Well – Tomorrow I should have data replication going between the two Symms.  And it gives me pause.

We’re going to be using SRDF/A for our replication.  To those who are not familiar with the EMC terminology, SRDF/A is a “Semi-Asychronous” form of SRDF that provides consistency points in the data being transmitted without affecting production performance. 

SRDF inserts a “Checkpoint” periodically into asyncronous traffic.  The target frame will only write a block of changes, called a “Delta-Set”, when the ending checkpoint has been received.  If a link fails before the checkpoint is received, the previous block of data is considered to be invalid and discarded.

This allows a recovery-point of 10-15 minutes, with guaranteed consistency, over a longer distance.  (Our planned replication distance is approximately 1500 miles)

The other option, albeit too expensive for the bean-counters who manage our money, is multi-hop SRDF, which allows you to replicate to a bunker site 10-15km away from the primary site in full synchronous mode, and then from the bunker site to the DR site in Async. or SRDF/A mode.  This allows a recovery up to the point of failure in the event the primary site is lost, and recovery to the last delta-set in the event of both a primary and bunker site loss.  (nuclear explosion?)

So the options for distance are:  Ethernet, and ethernet.  The longest peice of dark fibre I’ve ever seen covers the 35km or so between capitol hill and and the congressional DR facility.  They ran full Syncronous mode but the users never noticed because they never saw what performance was like without the 30ms round-trip.

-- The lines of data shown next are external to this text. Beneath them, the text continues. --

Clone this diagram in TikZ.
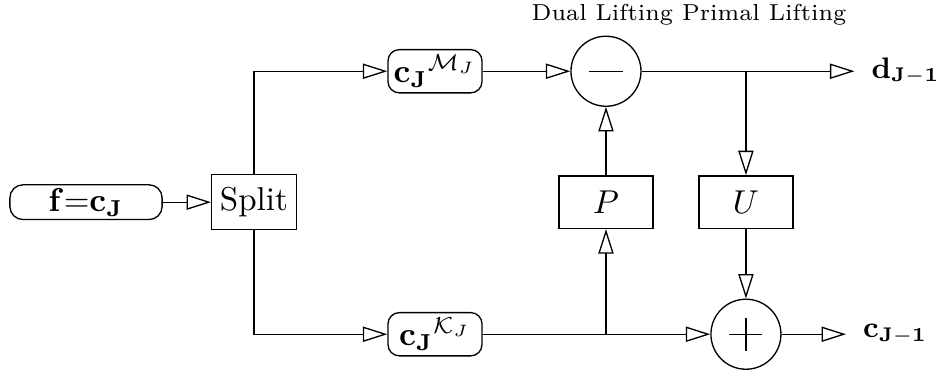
\documentclass[tikz,border=0pt]{standalone}
\usepackage{amsmath}
\usepackage{tikz}
\usetikzlibrary{arrows.meta}

\begin{document}
\begin{tikzpicture}[
  box/.style={draw, minimum width=1cm, minimum height=0.56cm, inner xsep=2pt},
  rbox/.style={draw, rounded corners=0.12cm, minimum width=1cm, minimum height=0.46cm, inner xsep=1.5pt, inner ysep=1pt},
  sumnode/.style={draw, circle, minimum size=0.745cm, inner sep=0pt},
  outlabel/.style={font=\small, inner xsep=5pt, inner ysep=0pt},
  flow/.style={-{Triangle[open, length=7.4pt, width=4.6pt]}}
]
\useasboundingbox (0,0) rectangle (9.99,3.96);

% input and split
\node[rbox, rounded corners=0.14cm, minimum width=1.62cm, minimum height=0.37cm] (f) at (0.915,1.809) {$\mathbf{f{=}c_J}$};
\node[box, minimum width=0.9cm, minimum height=0.585cm] (split) at (2.702,1.809) {Split};

% the two subsets
\node[rbox] (cM) at (4.628,3.202) {$\mathbf{c_J}^{\mathcal{M}_J}$};
\node[rbox] (cK) at (4.628,0.404) {$\mathbf{c_J}^{\mathcal{K}_J}$};

% lifting steps
\node[sumnode] (minus) at (6.447,3.202) {};
\node[sumnode] (plus) at (7.936,0.404) {};
\node[box] (P) at (6.447,1.809) {$P$};
\node[box] (U) at (7.936,1.809) {$U$};

% signs in the circles
\draw ([xshift=-0.176cm]minus.center) -- ([xshift=0.176cm]minus.center);
\draw ([xshift=-0.176cm]plus.center) -- ([xshift=0.176cm]plus.center);
\draw ([yshift=-0.176cm]plus.center) -- ([yshift=0.176cm]plus.center);

% outputs
\node[outlabel, anchor=west] (d) at (9.09,3.202) {$\mathbf{d_{J-1}}$};
\node[outlabel, anchor=west] (c) at (9.0,0.404) {$\mathbf{c_{J-1}}$};

% heading over the lifting steps
\node[font=\scriptsize] (title) at (7.33,3.798) {Dual Lifting Primal Lifting};

% junctions
\coordinate (jd) at (U |- minus);
\coordinate (jc) at (P |- cK);

% connectors
\draw[flow] (f) -- (split);
\draw[flow] (split) |- (cM);
\draw[flow] (split) |- (cK);
\draw[flow] (cM) -- (minus);
\draw[flow] (minus) -- (d);
\draw[flow] (jd) -- (U);
\draw[flow] (U) -- (plus);
\draw[flow] (cK) -- (plus);
\draw[flow] (jc) -- (P);
\draw[flow] (P) -- (minus);
\draw[flow] (plus) -- (c);

\end{tikzpicture}
\end{document}
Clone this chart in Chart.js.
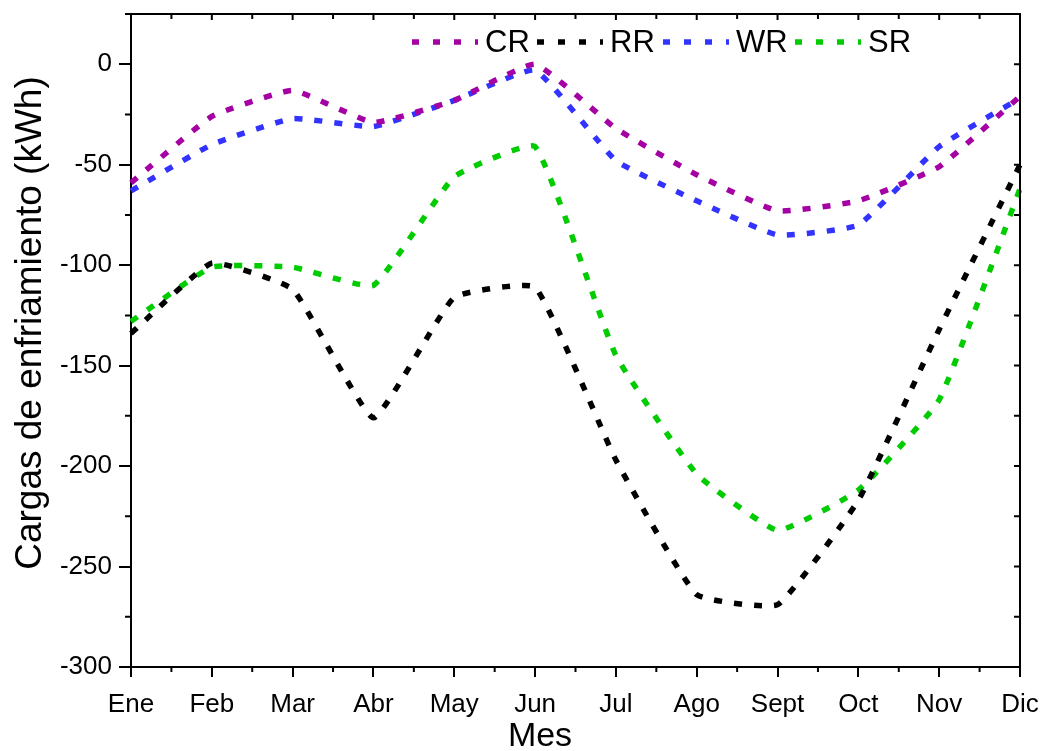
<!DOCTYPE html>
<html>
<head>
<meta charset="utf-8">
<script src="https://cdn.jsdelivr.net/npm/chart.js@4"></script>
<style>
  html, body { margin: 0; padding: 0; background: #fff; }
  #wrap { width: 1043px; height: 751px; }
</style>
</head>
<body>
<div id="wrap"><canvas id="chart" width="1043" height="751"></canvas></div>
<script>
// month labels
const meses = ['Ene', 'Feb', 'Mar', 'Abr', 'May', 'Jun', 'Jul', 'Ago', 'Sept', 'Oct', 'Nov', 'Dic'];

// cooling loads (kWh)
const crValues = [-59, -26, -13, -29, -18, 0, -32, -55, -73, -68, -51, -16];
const rrValues = [-134, -99, -112, -176, -116, -111, -197, -264, -269, -217, -132, -50];
const wrValues = [-63, -40, -27, -31, -18, -3, -48, -68, -85, -80, -41, -17];
const srValues = [-128, -101, -101, -110, -56, -41, -145, -204, -232, -212, -167, -62];

const yTicks = [-300, -250, -200, -150, -100, -50, 0];

const FONT = "'Liberation Sans', Arial, sans-serif";

function serie(label, data, color) {
  return {
    label, data,
    borderColor: color,
    backgroundColor: color,
    borderWidth: 5.5,
    borderDash: [8, 12],
    borderCapStyle: 'butt',
    pointRadius: 0,
    tension: 0.12,
    fill: false
  };
}

// frame, mirror ticks, minor ticks and axis titles
const frame = {
  id: 'frame',
  afterDraw(chart) {
    const { ctx, chartArea: a, scales } = chart;
    const x = scales.x, y = scales.y;
    ctx.save();
    ctx.strokeStyle = '#000';
    ctx.lineWidth = 2;
    ctx.beginPath();
    ctx.moveTo(a.left, a.top);
    ctx.lineTo(a.right, a.top);
    ctx.lineTo(a.right, a.bottom);
    ctx.stroke();

    ctx.beginPath();
    for (let v = 25; v >= -300; v -= 25) {
      const py = y.getPixelForValue(v);
      if (v % 50 !== 0) {
        ctx.moveTo(a.left - 6, py);
        ctx.lineTo(a.left, py);
      }
      ctx.moveTo(a.right, py);
      ctx.lineTo(a.right - 6, py);
    }
    for (let i = 0; i < meses.length; i++) {
      const px = x.getPixelForValue(i);
      ctx.moveTo(px, a.top);
      ctx.lineTo(px, a.top + 6);
      if (i < meses.length - 1) {
        const mx = (px + x.getPixelForValue(i + 1)) / 2;
        ctx.moveTo(mx, a.top);
        ctx.lineTo(mx, a.top + 5);
        ctx.moveTo(mx, a.bottom);
        ctx.lineTo(mx, a.bottom + 5);
      }
    }
    ctx.stroke();

    ctx.fillStyle = '#000';
    ctx.textAlign = 'center';
    ctx.textBaseline = 'middle';
    ctx.font = '34px ' + FONT;
    ctx.fillText('Mes', 540, 737);
    ctx.translate(31, 323);
    ctx.rotate(-Math.PI / 2);
    ctx.font = '37px ' + FONT;
    ctx.fillText('Cargas de enfriamiento (kWh)', 0, 0);
    ctx.restore();
  }
};

// legend drawn inside the plot, top right
const legendInside = {
  id: 'legendInside',
  afterDraw(chart) {
    const { ctx, chartArea: a } = chart;
    const starts = [412, 537, 663, 795];
    const ly = a.top + 28;
    ctx.save();
    ctx.font = '31px ' + FONT;
    ctx.textBaseline = 'middle';
    chart.data.datasets.forEach((ds, i) => {
      const x0 = starts[i];
      ctx.strokeStyle = ds.borderColor;
      ctx.lineWidth = 5.5;
      ctx.setLineDash([7, 14]);
      ctx.beginPath();
      ctx.moveTo(x0, ly);
      ctx.lineTo(x0 + 66, ly);
      ctx.stroke();
      ctx.setLineDash([]);
      ctx.fillStyle = '#000';
      ctx.fillText(ds.label, x0 + 73, ly + 1);
    });
    ctx.restore();
  }
};

new Chart(document.getElementById('chart'), {
  type: 'line',
  data: {
    labels: meses,
    datasets: [
      serie('CR', crValues, '#A400A4'),
      serie('RR', rrValues, '#000000'),
      serie('WR', wrValues, '#3333FF'),
      serie('SR', srValues, '#00CC00')
    ]
  },
  options: {
    responsive: false,
    animation: false,
    layout: { padding: { top: 14, right: 23, left: 0, bottom: 0 } },
    plugins: {
      legend: { display: false },
      tooltip: { enabled: false }
    },
    scales: {
      x: {
        offset: false,
        grid: { drawOnChartArea: false, tickLength: 10, color: '#000', lineWidth: 2 },
        border: { color: '#000', width: 2 },
        ticks: { color: '#000', font: { family: FONT, size: 26 }, padding: 12, maxRotation: 0, autoSkip: false },
        afterFit(s) { s.height = 84; s.paddingLeft = 0; s.paddingRight = 0; }
      },
      y: {
        min: -300,
        max: 25,
        afterBuildTicks(s) { s.ticks = yTicks.map(v => ({ value: v })); },
        grid: { drawOnChartArea: false, tickLength: 12, color: '#000', lineWidth: 2 },
        border: { color: '#000', width: 2 },
        ticks: { color: '#000', font: { family: FONT, size: 26 }, padding: 7 },
        afterFit(s) { s.width = 131; s.paddingTop = 0; s.paddingBottom = 0; }
      }
    }
  },
  plugins: [frame, legendInside]
});
</script>
</body>
</html>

The Symmetrix supports three protocols for SRDF

*  IP (current max 1gb per link)
*  FibreChannel (current max 4gb per link with DMX-3 and 5772 code)
*  Escon (The original standard for SRDF going all the way back to the Symm3)

FC and Escon are good for limited distances, With long-wave (1300nm) optics you can do about 10km reliably.  With a good DWDM set you can stretch that out significantly, (not native, the DWDM hardware acts as a repeater of sorts) plus will allow you to put multiple links down the same fibre-pair.

Ethernet seems to be the most often implemented version these days.  I’ve seen a few, though not many, “Symmetrix RFA (RDF over Fibre) –> Nishan IPS3300 –> Ethernet –> Nishan IPS3300 –> Symmetrix RFA” types of implementations, but it seems to me that you’re just throwing that many more potential breaks in the transmission line, plus every time you have to decode a signal and re-encode it in another format you’re losing a step. 

(Even the fastest computer hardware takes time to process data, nothing hands it straight across.)

Of course, then the bean-counters get into it….the RE (RDF/Ethernet) adapters are more expensive than simply dedicating two ports of your existing FA (Fibre Host Adapters) to the RDF functionality.